At 1,400 Homes, Blackstone Makes its Largest Bulk Purchase
Private-equity firm Blackstone Group bought 1,400 homes in Atlanta — its largest ever bulk purchase of residential properties — that will be added to its portfolio of single-family rental homes, National Mortgage News reported April 25.
To date, Blackstone has spent more than $4 billion on 24,000 rental properties, making it the nation’s largest buyer of these properties.
Blackstone is one of several firms, hedge funds and individual investors seeking to buy an ever decreasing pool of foreclosed and distressed properties that can be rented out for profit. Home prices remain about 29 percent below their 2006 peak, and investors hope to take advantage of the low prices, as well as the fact that many would-be borrowers can’t get home loans and will need to rent, National Mortgage News reported.
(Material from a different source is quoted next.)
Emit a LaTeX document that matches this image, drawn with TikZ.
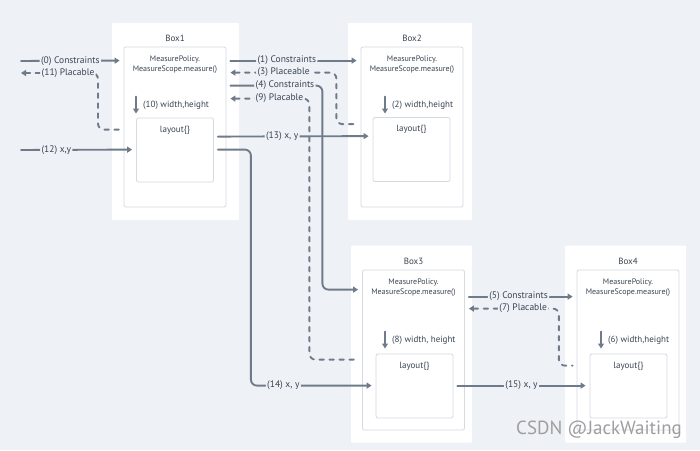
\documentclass[tikz,border=0pt]{standalone}
\usepackage{fontspec}
\setmainfont{PT Sans}
\usetikzlibrary{arrows.meta}
\usetikzlibrary{positioning}
\definecolor{bgc}{HTML}{EEF1F5}
\definecolor{linec}{HTML}{6F7B8A}
\definecolor{framec}{HTML}{D3DAE2}
\definecolor{txtc}{HTML}{3A4452}
\begin{document}
\begin{tikzpicture}[line cap=round,line join=round,>={Triangle[length=5pt,width=6pt]},
		x=1pt,y=-1pt,
		outerbox/.style={fill=white,rounded corners=1pt,inner sep=0pt,minimum height=197pt},
		measbox/.style={draw=framec,line width=0.8pt,fill=white,rounded corners=2pt,inner sep=0pt,minimum width=102pt,minimum height=160pt},
		laybox/.style={draw=framec,line width=0.8pt,fill=white,rounded corners=2pt,inner sep=0pt,minimum width=77pt,minimum height=64pt},
		flow/.style={draw=linec,line width=1.9pt,rounded corners=6pt,shorten <=4pt,shorten >=4pt},
		dflow/.style={flow,dash pattern=on 4.5pt off 5.5pt},
		lbl/.style={fill=bgc,text=txtc,inner sep=1.5pt,font=\fontsize{9.5}{10}\selectfont},
		ttl/.style={text=txtc,font=\fontsize{9}{10}\selectfont},
		mtxt/.style={text=txtc,align=center,font=\fontsize{8}{10}\selectfont},
		whlbl/.style={text=txtc,inner sep=2pt,anchor=west,font=\fontsize{9}{10}\selectfont},
		wmark/.style={text=black!38,font=\fontsize{19}{20}\selectfont}]
		\fill[bgc] (0,0) rectangle (700,450);
		\useasboundingbox (0,0) rectangle (700,450);
		% the four boxes
		\node[outerbox,minimum width=127pt] (box1) at (175.5,121.5) {};
		\node[outerbox,minimum width=124pt] (box2) at (410,121.5) {};
		\node[outerbox,minimum width=121pt] (box3) at (411.5,344) {};
		\node[outerbox,minimum width=121pt] (box4) at (625.5,344) {};
		\node[measbox] (m1) at (175,127) {};
		\node[measbox] (m2) at (412,127) {};
		\node[measbox] (m3) at (413.5,350) {};
		\node[measbox] (m4) at (628,350) {};
		\node[laybox] (l1) at (175,150) {};
		\node[laybox] (l2) at (411.5,149.5) {};
		\node[laybox] (l3) at (414.5,386) {};
		\node[laybox] (l4) at (628.5,386) {};
		\node[ttl,above=1pt of m1] (t1) {Box1};
		\node[ttl,above=1pt of m2] (t2) {Box2};
		\node[ttl,above=1pt of m3] (t3) {Box3};
		\node[ttl,above=1pt of m4] (t4) {Box4};
		\node[mtxt,below=6pt of m1.north] (p1) {MeasurePolicy.\\MeasureScope.measure()};
		\node[mtxt,below=6pt of m2.north] (p2) {MeasurePolicy.\\MeasureScope.measure()};
		\node[mtxt,below=6pt of m3.north] (p3) {MeasurePolicy.\\MeasureScope.measure()};
		\node[mtxt,below=6pt of m4.north] (p4) {MeasurePolicy.\\MeasureScope.measure()};
		\node[ttl,below=5pt of l1.north] (y1) {layout\{\}};
		\node[ttl,below=5pt of l2.north] (y2) {layout\{\}};
		\node[ttl,below=5pt of l3.north] (y3) {layout\{\}};
		\node[ttl,below=5pt of l4.north] (y4) {layout\{\}};
		% width, height
		\node[whlbl] (wh1) at (141,105) {(10) width,height};
		\node[whlbl] (wh2) at (390,105) {(2) width,height};
		\node[whlbl] (wh3) at (390,340) {(8) width, height};
		\node[whlbl] (wh4) at (606,340) {(6) width,height};
		\foreach \w in {wh1,wh2,wh3,wh4}
		\draw[flow,->,shorten <=0pt,shorten >=0pt] ([xshift=-5pt,yshift=8.5pt]\w.west) -- ([xshift=-5pt,yshift=-8.5pt]\w.west);
		% free ends on the left
		\coordinate (in0) at (17,61);
		\coordinate (out11) at (17,73);
		\coordinate (in12) at (17,150);
		% connectors
		\draw[flow,->] (in0) -- node[lbl]{(0) Constraints} ([yshift=-14pt]m1.north west);
		\draw[dflow,<-] (out11) -- node[lbl,pos=0.63]{(11) Placable} ++(81,0) |- ([yshift=-12pt]l1.north -| m1.west);
		\draw[flow,->] (in12) -- node[lbl,pos=0.33]{(12) x,y} ([yshift=-32pt]l1.north west);
		\draw[flow,->] ([yshift=-14pt]m1.north east) -- node[lbl,pos=0.45]{(1) Constraints} ([yshift=-14pt]m2.north west);
		\draw[dflow,<-] ([yshift=-26pt]m1.north east) -- node[lbl,pos=0.52]{(3) Placeable} ++(110,0) |- ([yshift=-7pt]l2.north -| m2.west);
		\draw[flow,->] ([yshift=-39pt]m1.north east) -- node[lbl,pos=0.61]{(4) Constraints} ++(96,0) |- ([yshift=-20pt]m3.north west);
		\draw[dflow,<-] ([yshift=-52pt]m1.north east) -- node[lbl,pos=0.64]{(9) Placable} ++(83,0) |- ([yshift=-6pt]l3.north -| m3.west);
		\draw[flow,->] ([yshift=-19pt]l1.north east) -- node[lbl,pos=0.43]{(13) x, y} ([yshift=-19pt]l2.north west);
		\draw[flow,->] ([yshift=-32pt]l1.north east) -- ++(37,0) |- node[lbl,pos=0.63]{(14) x, y} ([yshift=-32pt]l3.north west);
		\draw[flow,->] ([yshift=-27pt]m3.north east) -- node[lbl,pos=0.48]{(5) Constraints} ([yshift=-27pt]m4.north west);
		\draw[dflow,<-] ([yshift=-39pt]m3.north east) -- node[lbl,pos=0.62]{(7) Placable} ++(94,0) |- ([yshift=-12pt]l4.north -| m4.west);
		\draw[flow,->] ([yshift=-32pt]l3.north east) -- node[lbl]{(15) x, y} ([yshift=-32pt]l4.north west);
		\node[wmark] (wm) at (599,430) {CSDN @JackWaiting};
\end{tikzpicture}
\end{document}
David Lykken, managing partner of Mortgage Banking Solutions, told National Mortgage News that many of the best deals on foreclosed and distressed properties are gone, so now is a good time for small to mid-size investors who bought early in the crash to start selling to purchasers like Blackstone.
In this latest Atlanta deal, Blackstone paid real estate developer Building and Land Technology more than $100 million for the 1,400 homes, most of which already are leased. About 16 percent of the portfolio qualifies as Section 8 housing, making them eligible for federal low-income housing subsidies.
Deals like the Atlanta one have been common during the last several months, and included a November deal where real estate investment firm Colony Capital, in a joint venture with Fannie Mae, bought 970 homes with a value of $176 million. In September, Fannie Mae sold 699 properties in Florida through a joint venture with real estate investor Pacifica Cos. LLC for a value of $78.1 million.
However, bulk purchases are becoming rarer. Jonathan Gray, Blackstone’s global head of real estate, told National Mortgage News that “If I had to guess, over the next 6 to 12 months, it will be difficult for us to continue in our current setup in terms of deploying capital.”
These investor purchases also are driving up prices. Home values in Atlanta have surged 12.4 percent over the last year compared to a 10.2 percent average gain across the U.S.
In the last year, Building and Land Technology’s single-family rental business has purchased more than 4,000 distressed homes in 10 markets and is looking to buy another 20,000 properties, Carl R. Kuehner, BLT’s president and CEO, told National Mortgage News. Many of the homes in the firm’s portfolio are available for rent to tenants with Section 8 vouchers from the U.S. Department of Housing and Urban Development.
Andrew DeFrancesco, chairman of investment firm Delavaco Properties Inc. in Fort Lauderdale, Fla., told National Mortgage News that low-income properties have higher yields and better chances for price appreciation.
While many large-scale investors hope to sell the properties in the long-term after housing prices appreciate, they have to make income on rent in the immediate present, and that’s easier to do with low-cost properties. “If you’re building a vehicle that’s going to be publicly traded,” Aaron Edelheit, chief executive officer of The American Home, an Atlanta-based investment and property management firm, told National Mortgage News, “you’re going to have to show cash flow. Wall Street is going to care about cash flow.”